As he struggles to process what has happened to him, Golunov has to contend with the competing truths that his predicament was entirely typical but that the outcome of his case was exceptional. The ordinary part, he feels, is what brought people together. “I think it was a cumulative effect,” he told me. “People want to be able to go about their lives, and here it turns out that they can plant drugs on anyone and put them away for twenty years.” Sure, Golunov was a journalist, but he was not famous, and he maintained decent relations even with many of the people he had written about. He suspects that his arrest was connected to his current project, an investigation into the connections between the Federal Security Service and the lucrative funeral business in Moscow. But, then again, for every person in Russia, there is someone more powerful who can decide to have them put away.

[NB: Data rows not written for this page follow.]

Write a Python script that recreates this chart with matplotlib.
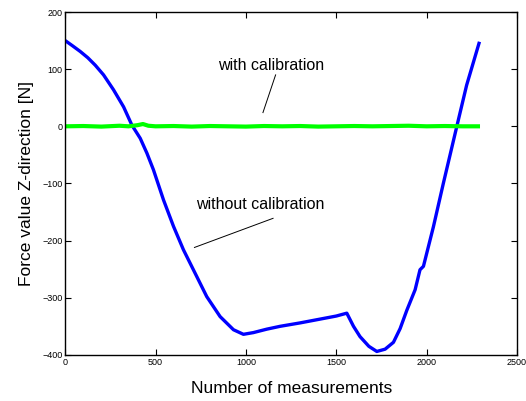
import numpy as np
from matplotlib import pyplot as plt

plt.rcParams['font.family'] = ['Liberation Sans', 'DejaVu Sans']

# blue curve: without calibration
x_raw = [0, 40, 83, 125, 166, 212, 267, 323, 369, 415, 452, 488, 544, 599, 654, 728, 783, 857,
         931, 986, 1041, 1115, 1189, 1300, 1400, 1500, 1558, 1595, 1631, 1680, 1724, 1770, 1816,
         1853, 1890, 1936, 1963, 1982, 2037, 2092, 2166, 2221, 2292]
y_raw = [150, 141, 131, 120, 107, 90, 64, 34, 2, -21, -47, -76, -129, -175, -216, -263, -298, -333,
         -356, -364, -361, -355, -350, -344, -338, -332, -327, -350, -368, -385, -394, -390, -378,
         -354, -322, -286, -251, -245, -176, -100, -1, 72, 148]

# green curve: with calibration, small jitter around zero
x_cal = [0, 100, 200, 300, 350, 400, 430, 460, 500, 600, 700, 800, 900, 1000, 1100, 1200, 1300,
         1400, 1500, 1600, 1700, 1800, 1900, 2000, 2100, 2200, 2295]
y_cal = [0, 0.5, -0.5, 1, 0, 2, 4, 1, 0, 0.5, -0.5, 0.5, 0, -0.5, 0.5, 0, 0.5, -0.5, 0, 0.5, 0,
         0.5, 1, 0, 0.5, 0, 0]

fig = plt.figure(figsize=(5.26, 4.01), dpi=100)
ax = fig.add_axes([0.124, 0.115, 0.859, 0.855])

ax.plot(x_raw, y_raw, color='#0000ff', linewidth=2.4, solid_capstyle='butt')
ax.plot(x_cal, y_cal, color='#00ff00', linewidth=3.0, solid_capstyle='butt')

ax.set_xlim(0, 2500)
ax.set_ylim(-400, 200)
ax.set_xticks([0, 500, 1000, 1500, 2000, 2500])
ax.set_yticks([-400, -300, -200, -100, 0, 100, 200])
ax.tick_params(direction='in', labelsize=6.5, length=4, width=0.8,
               top=True, right=True, pad=2)
for s in ax.spines.values():
    s.set_linewidth(1.0)

ax.set_xlabel('Number of measurements', fontsize=12.5, labelpad=10)
ax.set_ylabel('Force value Z-direction [N]', fontsize=12.5, labelpad=6)

ax.text(1140, 107, 'with calibration', fontsize=11.5, ha='center', va='center')
ax.plot([1164, 1094], [90, 24], color='black', linewidth=0.7)
ax.text(1078, -136, 'without calibration', fontsize=11.5, ha='center', va='center')
ax.plot([1150, 715], [-161, -212], color='black', linewidth=0.7)

fig.savefig('out.png', dpi=100)
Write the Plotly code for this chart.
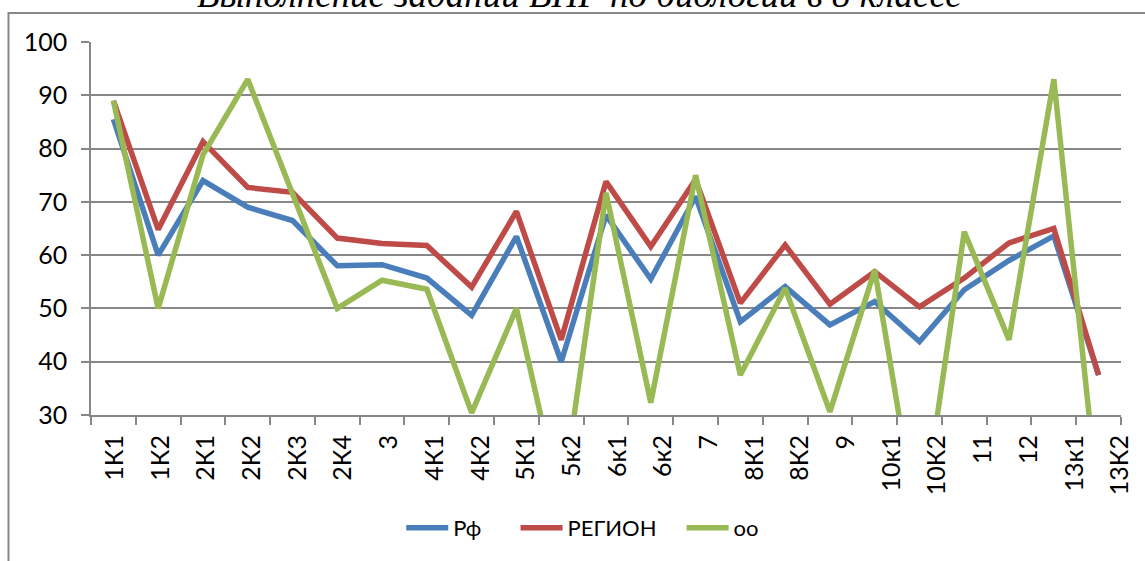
import plotly.graph_objects as go

categories = ["1К1", "1К2", "2К1", "2К2", "2К3", "2К4", "3", "4К1", "4К2", "5К1", "5к2",
              "6к1", "6к2", "7", "8К1", "8К2", "9", "10к1", "10К2", "11", "12", "13к1", "13К2"]
rf = [85.5, 60, 74, 69, 66.5, 58, 58.2, 55.7, 48.7, 63.5, 40, 67.5, 55.5, 71, 47.5, 54.1,
      46.9, 51.3, 43.8, 53.5, 59, 63.6, 37.5]
region = [89, 64.8, 81.3, 72.7, 71.8, 63.2, 62.2, 61.8, 54, 68.2, 44.1, 73.8, 61.6, 74.2, 51,
          61.9, 50.8, 56.9, 50.3, 55.7, 62.3, 65, 37.5]
oo = [89, 50, 78.8, 93, 71.5, 50, 55.3, 53.6, 30.4, 50, 13, 71.7, 32.3, 75, 37.5, 53.8,
      30.6, 57.2, 7, 64.4, 44.1, 93, 13]
series_names = ["Рф", "РЕГИОН", "оо"]
series_colors = ["#4A7EBB", "#BE4B48", "#98B954"]
title_text = "Выполнение заданий ВПР по биологии в 8 классе"

FONT = "Lato, 'Open Sans', sans-serif"
GRAY = "#878787"

legend_ids = ["legend", "legend2", "legend3"]
legend_x = [0.3012, 0.4122, 0.5734]

fig = go.Figure()
for name, vals, col, lid in zip(series_names, [rf, region, oo], series_colors, legend_ids):
    fig.add_trace(go.Scatter(x=categories, y=vals, name=name, mode="lines", legend=lid,
                             line=dict(color=col, width=5.5), hoverinfo="skip"))

# invisible trace carrying the category labels axis
fig.add_trace(go.Scatter(x=list(range(len(categories))), y=[None] * len(categories),
                         xaxis="x2", showlegend=False, hoverinfo="skip", mode="lines"))

legend_common = dict(orientation="h", xanchor="left", y=-0.303, yanchor="middle",
                     font=dict(family=FONT, size=22, color="black"), itemwidth=42,
                     bgcolor="rgba(0,0,0,0)")

fig.update_layout(
    width=1145, height=561,
    margin=dict(l=91, r=18, t=42, b=146),
    paper_bgcolor="white", plot_bgcolor="white",
    font=dict(family=FONT, size=22, color="black"),
    showlegend=True,
    legend=dict(x=legend_x[0], **legend_common),
    legend2=dict(x=legend_x[1], **legend_common),
    legend3=dict(x=legend_x[2], **legend_common),
    xaxis=dict(type="category", categoryorder="array", categoryarray=categories,
               range=[-0.5, len(categories) - 0.5], showgrid=False, showline=True,
               linecolor=GRAY, linewidth=1.5, ticks="outside", tickson="boundaries",
               ticklen=8, tickcolor=GRAY, tickwidth=1.5, showticklabels=False,
               zeroline=False, fixedrange=True),
    xaxis2=dict(overlaying="x", side="bottom", range=[-0.522, 22.02],
                tickmode="array", tickvals=list(range(len(categories))), ticktext=categories,
                tickangle=-90, showgrid=False, showline=False, zeroline=False,
                ticks="", ticklabelstandoff=14, tickfont=dict(family=FONT, size=25)),
    yaxis=dict(range=[30, 100], dtick=10, tick0=30, showgrid=True, gridcolor=GRAY,
               gridwidth=1.5, showline=True, linecolor=GRAY, linewidth=1.5,
               ticks="outside", ticklen=8, tickcolor=GRAY, tickwidth=1.5,
               ticklabelstandoff=9, zeroline=False, tickfont=dict(family=FONT, size=25)),
    shapes=[dict(type="rect", xref="paper", yref="paper",
                 x0=-0.0801, x1=1.2, y0=-0.6, y1=1.0777,
                 line=dict(color=GRAY, width=2), fillcolor="rgba(0,0,0,0)", layer="below")],
    annotations=[dict(text="<i>" + title_text + "</i>", xref="paper", yref="paper",
                      x=0.474, y=1.067, xanchor="center", yanchor="bottom", showarrow=False,
                      font=dict(family="Liberation Serif", size=37, color="black"))],
)

fig.write_html("out.html", config={"displayModeBar": False},
               post_script="document.body.style.margin='0';")
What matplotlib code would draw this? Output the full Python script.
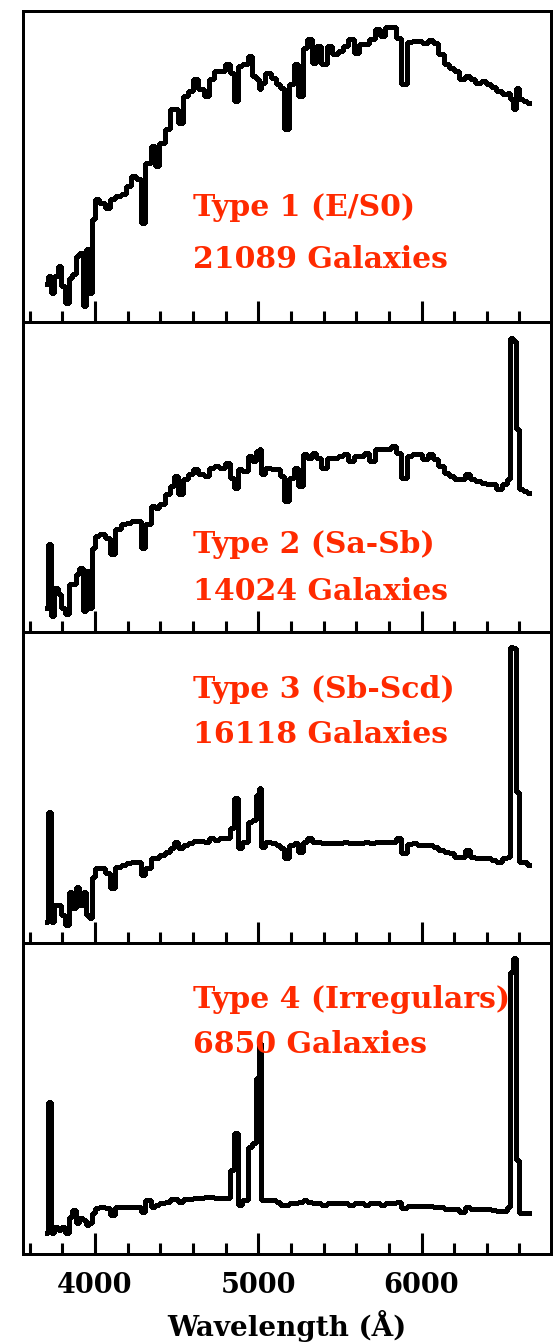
import numpy as np
import matplotlib
matplotlib.use("Agg")
import matplotlib.pyplot as plt
from matplotlib.ticker import MultipleLocator, FixedLocator

# composite galaxy spectra, rest frame wavelength (Angstrom), arbitrary flux units
wave = [3704, 3725, 3741, 3762, 3784, 3805, 3827, 3849, 3870, 3892,
        3914, 3935, 3957, 3974, 3989, 4011, 4043, 4076, 4108, 4141,
        4173, 4205, 4238, 4270, 4292, 4324, 4357, 4378, 4411, 4443,
        4476, 4497, 4525, 4551, 4584, 4616, 4649, 4681, 4713, 4746,
        4778, 4811, 4839, 4860, 4886, 4919, 4951, 4973, 4995, 5010,
        5027, 5059, 5092, 5124, 5146, 5172, 5200, 5232, 5260, 5286,
        5314, 5340, 5373, 5401, 5438, 5470, 5503, 5535, 5567, 5600,
        5632, 5665, 5697, 5730, 5762, 5794, 5827, 5859, 5894, 5924,
        5957, 5989, 6021, 6054, 6086, 6119, 6151, 6184, 6216, 6248,
        6281, 6313, 6346, 6378, 6411, 6443, 6475, 6508, 6536, 6551,
        6568, 6586, 6605, 6633, 6659]

flux_type1 = [0.38, 0.46, 0.29, 0.46, 0.56, 0.36, 0.19, 0.44, 0.48, 0.66,
              0.69, 0.16, 0.73, 0.29, 1.03, 1.23, 1.19, 1.14, 1.23, 1.26,
              1.28, 1.36, 1.46, 1.43, 0.99, 1.59, 1.76, 1.56, 1.79, 1.93,
              2.13, 2.13, 1.99, 2.26, 2.31, 2.43, 2.33, 2.26, 2.43, 2.51,
              2.51, 2.58, 2.49, 2.21, 2.56, 2.58, 2.66, 2.46, 2.43, 2.33,
              2.39, 2.49, 2.44, 2.38, 2.34, 1.93, 2.38, 2.58, 2.26, 2.74,
              2.83, 2.59, 2.76, 2.58, 2.76, 2.68, 2.71, 2.76, 2.83, 2.69,
              2.78, 2.78, 2.83, 2.93, 2.86, 2.95, 2.95, 2.84, 2.38, 2.80,
              2.81, 2.81, 2.79, 2.82, 2.79, 2.68, 2.58, 2.54, 2.51, 2.43,
              2.46, 2.43, 2.39, 2.41, 2.38, 2.35, 2.31, 2.28, 2.29, 2.23,
              2.13, 2.34, 2.23, 2.21, 2.19]

flux_type2 = [0.25, 0.89, 0.17, 0.45, 0.39, 0.25, 0.19, 0.49, 0.49, 0.59,
              0.65, 0.22, 0.62, 0.25, 0.85, 0.97, 0.99, 0.95, 0.79, 1.04,
              1.09, 1.10, 1.12, 1.12, 0.85, 1.09, 1.27, 1.25, 1.29, 1.39,
              1.47, 1.57, 1.39, 1.54, 1.59, 1.64, 1.59, 1.57, 1.65, 1.67,
              1.65, 1.70, 1.55, 1.45, 1.64, 1.62, 1.77, 1.72, 1.82, 1.84,
              1.59, 1.65, 1.64, 1.64, 1.57, 1.32, 1.55, 1.65, 1.47, 1.79,
              1.75, 1.80, 1.75, 1.65, 1.75, 1.75, 1.77, 1.79, 1.72, 1.77,
              1.77, 1.80, 1.72, 1.84, 1.84, 1.84, 1.87, 1.80, 1.55, 1.77,
              1.79, 1.79, 1.74, 1.79, 1.74, 1.67, 1.60, 1.57, 1.54, 1.54,
              1.59, 1.54, 1.52, 1.50, 1.49, 1.49, 1.44, 1.49, 1.54, 2.95,
              2.92, 2.04, 1.44, 1.42, 1.40]

flux_type3 = [0.21, 1.31, 0.21, 0.38, 0.38, 0.28, 0.18, 0.51, 0.35, 0.56,
              0.38, 0.51, 0.28, 0.25, 0.66, 0.75, 0.75, 0.70, 0.55, 0.76,
              0.78, 0.80, 0.81, 0.81, 0.68, 0.75, 0.85, 0.85, 0.88, 0.91,
              0.95, 1.01, 0.95, 0.98, 1.00, 1.02, 1.02, 1.01, 1.05, 1.03,
              1.05, 1.05, 1.15, 1.45, 0.95, 1.01, 1.21, 1.23, 1.48, 1.55,
              0.96, 1.01, 1.00, 0.98, 0.95, 0.85, 0.98, 1.00, 0.91, 1.01,
              1.05, 1.01, 1.01, 1.00, 1.00, 1.00, 1.00, 1.01, 1.00, 1.00,
              1.00, 1.01, 1.00, 1.01, 1.01, 1.01, 1.01, 1.05, 0.90, 0.99,
              1.00, 0.98, 0.98, 0.98, 0.96, 0.93, 0.91, 0.90, 0.86, 0.86,
              0.93, 0.86, 0.85, 0.85, 0.85, 0.83, 0.81, 0.85, 0.86, 2.96,
              2.95, 1.51, 0.81, 0.81, 0.78]

flux_type4 = [0.21, 1.52, 0.21, 0.27, 0.24, 0.27, 0.21, 0.37, 0.44, 0.31,
              0.36, 0.34, 0.29, 0.31, 0.41, 0.46, 0.47, 0.46, 0.39, 0.47,
              0.47, 0.47, 0.47, 0.47, 0.42, 0.54, 0.47, 0.49, 0.51, 0.52,
              0.55, 0.55, 0.52, 0.55, 0.55, 0.56, 0.56, 0.57, 0.57, 0.56,
              0.56, 0.56, 0.84, 1.21, 0.49, 0.54, 1.07, 1.11, 1.76, 2.11,
              0.54, 0.54, 0.54, 0.52, 0.49, 0.49, 0.51, 0.51, 0.52, 0.54,
              0.52, 0.51, 0.51, 0.49, 0.51, 0.51, 0.51, 0.51, 0.49, 0.51,
              0.51, 0.49, 0.51, 0.51, 0.49, 0.51, 0.51, 0.52, 0.46, 0.48,
              0.48, 0.48, 0.48, 0.48, 0.47, 0.47, 0.45, 0.45, 0.45, 0.42,
              0.47, 0.45, 0.45, 0.45, 0.45, 0.44, 0.43, 0.43, 0.47, 2.82,
              2.96, 0.94, 0.41, 0.41, 0.41]

type_names = ["Type 1 (E/S0)", "Type 2 (Sa-Sb)", "Type 3 (Sb-Scd)", "Type 4 (Irregulars)"]
n_galaxies = [21089, 14024, 16118, 6850]
major_ticks = [4000, 5000, 6000]

spectra = [flux_type1, flux_type2, flux_type3, flux_type4]
# baseline heights (axes fraction) of the two label lines in each panel
label_y = [(0.340, 0.173), (0.256, 0.105), (0.789, 0.644), (0.791, 0.646)]

plt.rcParams['lines.antialiased'] = False
plt.rcParams['patch.antialiased'] = False
plt.rcParams['font.family'] = ['DejaVu Serif']
plt.rcParams['font.weight'] = 'bold'

fig, axes = plt.subplots(4, 1, sharex=True, figsize=(5.53, 13.44), dpi=100)
fig.subplots_adjust(left=0.0416, right=0.9964, top=0.9918, bottom=0.067, hspace=0)

red = '#ff2a00'
for ax, flux, name, ngal, (y1, y2) in zip(axes, spectra, type_names, n_galaxies, label_y):
    ax.plot(wave, flux, color='black', lw=2.2, drawstyle='steps-mid')
    ax.set_xlim(3559, 6793)
    ax.set_ylim(0, 3.11)
    ax.set_yticks([])
    ax.xaxis.set_major_locator(FixedLocator(major_ticks))
    ax.xaxis.set_minor_locator(MultipleLocator(200))
    ax.tick_params(axis='x', which='both', direction='in', top=False, bottom=True,
                   width=2.2, color='black')
    ax.tick_params(axis='x', which='major', length=15, pad=13, labelsize=19.5)
    ax.tick_params(axis='x', which='minor', length=7.6)
    for sp in ax.spines.values():
        sp.set_linewidth(2.0)
    ax.text(0.322, y1, name, transform=ax.transAxes, color=red, fontsize=21.5,
            fontweight='bold', ha='left', va='baseline')
    ax.text(0.322, y2, f"{ngal} Galaxies", transform=ax.transAxes, color=red,
            fontsize=21.5, fontweight='bold', ha='left', va='baseline')

for ax in axes[:-1]:
    ax.tick_params(axis='x', labelbottom=False)

axes[-1].set_xlabel("Wavelength (Å)", fontsize=20, fontweight='bold', labelpad=8)

fig.savefig("out.png", dpi=100)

Golunov is now a witness in what was a criminal case against him. “The charges against me have been dropped, but the drugs remain,” he explained. “And drugs are illegal. So the police have to figure out where they came from.” He said that he feels a responsibility both to pursue the case—to expose the people who planted the drugs, and perhaps even those who ordered them to plant the drugs—and also to learn how drug laws are enforced in Russia. At the same time, he feels intensely uncomfortable in the role of an activist, a celebrity, and a witness in a high-profile case. He has a security detail but is reluctant to trouble its members, so he has found himself staying home more than he otherwise might. “I would just like to go back to the way things were before that Thursday,” he told me. “I’d like to write articles and ride the subway.”
One can hardly begrudge Golunov the desire to go back to life as it was. But his arrest gave Russia a glimpse of things that many young people there have only read about in books—solidarity, the power of collective action, and justice. What if, by some miracle, Russian society didn’t now return to the way things were before Thursday, June 6th? Russians would have a lot to thank Golunov for.